The issue then is not that The Mist contains tropes, or that it contains a reactionary one, but that it contains such an aggressively reactionary trope. I can only speculate why, but I have read that the showrunners did want good queer representation. That is, they did not see Adrian as advancing reactionary notions. It is therefore unlikely they would frame the supernatural threat as nature’s response to his queerness. It seems more likely to be a case of a subversion of tropes gone awry. Adrian is many stereotypes bundled into one terrible character, and one as yet unmentioned here is the gay best friend. Indeed, he is the ‘best friend’ of the woman he rapes. My guess is that tropes like this one was what the writers had in their crosshairs, the simplistically ‘good’ gay who, like the friendly magical Black person trope, is devoid of a humanity that must include moral ambiguity.
The problem is obvious, however. In deconstructing a set of largely liberal and glib ‘positive’ queer stereotypes, they arrive back at the reactionary stereotypes those liberal tropes were initially rebuking. This type of naivety runs through The Mist and its handling of progressive and conservative ideologies. The show is intensely moralistic, so an aesthetic defence of it as a work of art not beholden to depicting anyone in any particular way does not track, but its moralism is also of a confused and contradictory type. As mentioned, its base assumptions are rooted in an elitism, its evident disdain for the unthinking masses. Given this, it wants to tackle social issues of misogyny and queerness in ways those selfsame masses, liberal or conservative, cannot.

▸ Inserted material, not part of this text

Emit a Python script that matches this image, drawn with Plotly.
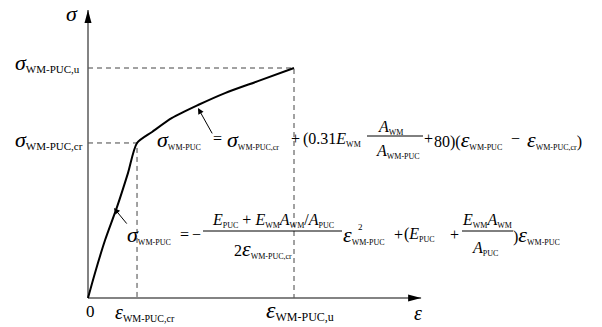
import plotly.graph_objects as go

# ---- data (normalised: strain / eps_u, stress / sigma_u) ----
strain = [0.0, 0.034, 0.083, 0.141, 0.194, 0.238, 0.311, 0.408, 0.534, 0.665, 0.825, 1.0]
stress = [0.0, 0.109, 0.252, 0.396, 0.543, 0.674, 0.722, 0.783, 0.839, 0.891, 0.943, 1.0]
eps_cr, sig_cr = 0.238, 0.674
eps_u, sig_u = 1.0, 1.0
eps_axis_end = 1.617
sig_axis_end = 1.252
# pointer arrows [tip_x, tip_y, tail_x, tail_y]
arrow_upper = [0.534, 0.826, 0.607, 0.709]
arrow_lower = [0.126, 0.391, 0.194, 0.317]

W, H = 602, 327
FONT = "Liberation Serif"

fig = go.Figure()

dash = dict(color="#444444", width=1, dash="5px,4px")
fig.add_trace(go.Scatter(x=[0, eps_u, eps_u], y=[sig_u, sig_u, 0], mode="lines", line=dash))
fig.add_trace(go.Scatter(x=[0, eps_cr, eps_cr], y=[sig_cr, sig_cr, 0], mode="lines", line=dash))

axis_line = dict(color="#5a5a5a", width=1.5)
fig.add_trace(go.Scatter(x=[0, eps_axis_end], y=[0, 0], mode="lines", line=axis_line))
fig.add_trace(go.Scatter(x=[0, 0], y=[0, sig_axis_end], mode="lines", line=axis_line))

fig.add_trace(go.Scatter(x=strain, y=stress, mode="lines",
                         line=dict(color="black", width=2, shape="spline", smoothing=0.7)))

# axis arrowheads
fig.add_shape(type="path", xref="x", yref="y", xsizemode="pixel", ysizemode="pixel",
              xanchor=eps_axis_end, yanchor=0, path="M0,0 L-13,3.5 L-13,-3.5 Z",
              fillcolor="black", line=dict(width=0))
fig.add_shape(type="path", xref="x", yref="y", xsizemode="pixel", ysizemode="pixel",
              xanchor=0, yanchor=sig_axis_end, path="M0,0 L-3.5,-13 L3.5,-13 Z",
              fillcolor="black", line=dict(width=0))

for a in (arrow_upper, arrow_lower):
    fig.add_annotation(x=a[0], y=a[1], ax=a[2], ay=a[3], xref="x", yref="y",
                       axref="x", ayref="y", text="", showarrow=True,
                       arrowhead=2, arrowsize=1.2, arrowwidth=1, arrowcolor="black")


def sym(ch, size):
    return f"<span style='font-size:{size}px'><i>{ch}</i></span>"


def sub(t, size):
    return f"<sub><span style='font-size:{size}px'>{t}</span></sub>"


def txt(html, px, py, size=16, xanchor="left", yanchor="middle"):
    fig.add_annotation(text=html, x=px / W, y=1 - py / H, xref="paper", yref="paper",
                       xanchor=xanchor, yanchor=yanchor, showarrow=False, borderpad=0,
                       font=dict(family=FONT, size=size, color="black"))


def hbar(x0, x1, py):
    fig.add_shape(type="line", xref="paper", yref="paper", x0=x0 / W, x1=x1 / W,
                  y0=1 - py / H, y1=1 - py / H, line=dict(color="black", width=1))


# axis labels
txt(sym("σ", 22), 72, 13, xanchor="center")
txt(sym("ε", 20), 418, 313, xanchor="center")
txt("0", 90, 311, size=17, xanchor="center")
txt(sym("σ", 22) + sub("WM-PUC,u", 11), 14, 62)
txt(sym("σ", 22) + sub("WM-PUC,cr", 11), 14, 139)
txt(sym("ε", 20) + sub("WM-PUC,cr", 10), 114, 312)
txt(sym("ε", 24) + sub("WM-PUC,u", 12), 265, 310)

# formula 1 (upper branch)
S = 22
Y1 = 139
txt(sym("σ", S) + sub("WM-PUC", 8), 156, Y1)
txt("=", 212, Y1 - 1)
txt(sym("σ", S) + sub("WM-PUC,cr", 8), 226, Y1)
txt("+", 290, Y1 - 1)
txt("(0.31<i>E</i>" + sub("WM", 8), 302, Y1)
txt("<i>A</i>" + sub("WM", 8), 390, 127, xanchor="center")
hbar(367, 423, 136)
txt("<i>A</i>" + sub("WM-PUC", 8), 398, 152, xanchor="center")
txt("+", 423, Y1 - 1)
txt("80)(" + sym("ε", S) + sub("WM-PUC", 8), 433, Y1)
txt("−", 510, Y1 - 1)
txt(sym("ε", S) + sub("WM-PUC,cr", 8) + ")", 526, Y1)

# formula 2 (lower branch)
Y2 = 235
txt(sym("σ", S) + sub("WM-PUC", 8), 126, Y2)
txt("=", 179, Y2 - 1)
txt("−", 191, Y2 - 1)
txt("<i>E</i>" + sub("PUC", 8) + " + <i>E</i>" + sub("WM", 8) + "<i>A</i>" + sub("WM", 8)
    + "/<i>A</i>" + sub("PUC", 8), 273, 220, xanchor="center")
hbar(203, 342, 231)
txt("2" + sym("ε", S) + sub("WM-PUC,cr", 8), 263, 248, xanchor="center")
txt(sym("ε", S) + sub("WM-PUC", 8), 342, Y2)
txt("2", 357, 227, size=9)
txt("+", 393, Y2 - 1)
txt("(<i>E</i>" + sub("PUC", 8), 403, Y2)
txt("+", 449, Y2 - 1)
txt("<i>E</i>" + sub("WM", 8) + "<i>A</i>" + sub("WM", 8), 487, 220, xanchor="center")
hbar(462, 513, 231)
txt("<i>A</i>" + sub("PUC", 8), 485, 248, xanchor="center")
txt(")" + sym("ε", S) + sub("WM-PUC", 8), 512, Y2)

fig.update_layout(
    width=W, height=H, margin=dict(l=0, r=0, t=0, b=0),
    paper_bgcolor="white", plot_bgcolor="white", showlegend=False,
    xaxis=dict(range=[-88 / 206, (W - 88) / 206], visible=False, fixedrange=True),
    yaxis=dict(range=[(298 - H) / 230, 298 / 230], visible=False, fixedrange=True),
)
fig.write_html("out.html", config={"displayModeBar": False},
               post_script="document.body.style.margin='0';")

The resulting conceited contrarian approach is less insightful than the writers perhaps imagine. An ‘obvious’ defence of LGBTQ+ people as fundamentally human does not need a clever twist, it is not in itself interesting but is a good point of departure for queer representation. Likewise, an ‘obvious’ acceptance of the account of sexual violence given by survivors does not need the additional complexity of an evil queer best friend manipulating the woman’s account of events. Here, the obvious ideas of the more progressive strata of the mass are merited and right, however narratively uninteresting and however much such notions do not serve the misanthropic agenda of a show that seeks only to condemn the mass be they reactionary or not. Making Adrian a rounded human being with flaws and virtues, rather than the monster he is shown to be, is just too obvious for The Mist.
The Mist, I will again speculate, is well intentioned. Its goal is not the furtherance of hate. But in being too clever by half (one of those non-reactionary tropes), it ventures into ugly and narratively unsatisfactory choices. Horror can be an excellent vehicle for advancing the concerns of those not well represented, but here it staggeringly fails because its authors are more concerned with condemning humanity as a whole than offering a nuanced portrait of one part of humanity.